Alors l’asphyxie de l’économie russe est encore très théorique, parce que les Occidentaux ont laissé des trous dans la raquette. L’exclusion ne touchera pas la banque qui travaille pour Gazprom, par exemple, de façon à ce que les factures de gaz soient payées et que la Russie n’arrête pas les livraisons.

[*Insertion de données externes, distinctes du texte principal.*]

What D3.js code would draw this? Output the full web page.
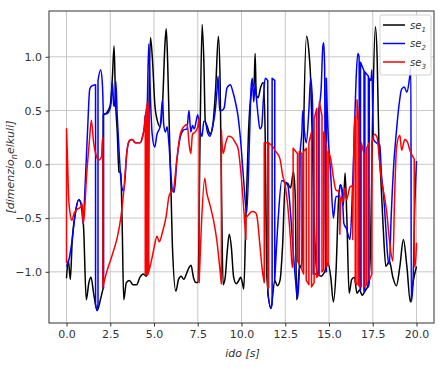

Ceci à la demande de l’Allemagne qui est très dépendante des livraisons de gaz.

Par ailleurs, pour ce qui est des transactions internes, la Russie pourrait remplacer Swift par un système qui lui serait propre et qui assurerait les transactions domestiques.

Cela dit, combiné aux autres sanctions : gels des avoirs de la banque centrale russe, des actifs financiers ou immobilier des oligarques, suspension de l’accès au marché financier des institutions russes, arrêt des flux d’investissements étrangers, la décision de toucher au système Swift alourdit de façon importante la pression sur le Kremlin, qui se retrouve bani de toute la communauté internationale. Entre le bannissement, l‘impossibilité de circuler dans le monde et la gestion des pénuries et les effets de la guerre, Vladimir Poutine pourra difficilement convaincre son peuple qu‘il travaille pour son bien. En termes clairs, le président russe qui vient de découvrir que la résistance ukrainienne existe, va devoir tenir compte de la grogne des oligarques qui vont avoir du mal à travailler et à voyager, et la colère d’un peuple russe qui a déjà du mal à vivre correctement. 

La Russie va souffrir et le peuple russe va souffrir en premier de cette situation. Vladimir Poutine en sera donc comptable. Et beaucoup d’experts en Occident se demandent comment Poutine peut sortir d’une situation aussi grave dans laquelle il s’est mis tous seul.

Cela étant, le reste de la planète va souffrir aussi, parce qu’au-delà des valeurs occidentales auxquelles les Américains et les Européens sont très attachés, les peuples vont payer le gaz, le pétrole, le blé et d’autres produits beaucoup plus chers.

Et c’est peut-être ce que les dirigeants occidentaux n’ont pas assez expliqué à leur population, à savoir que la paix a un cout et la protection de nos valeurs aussi.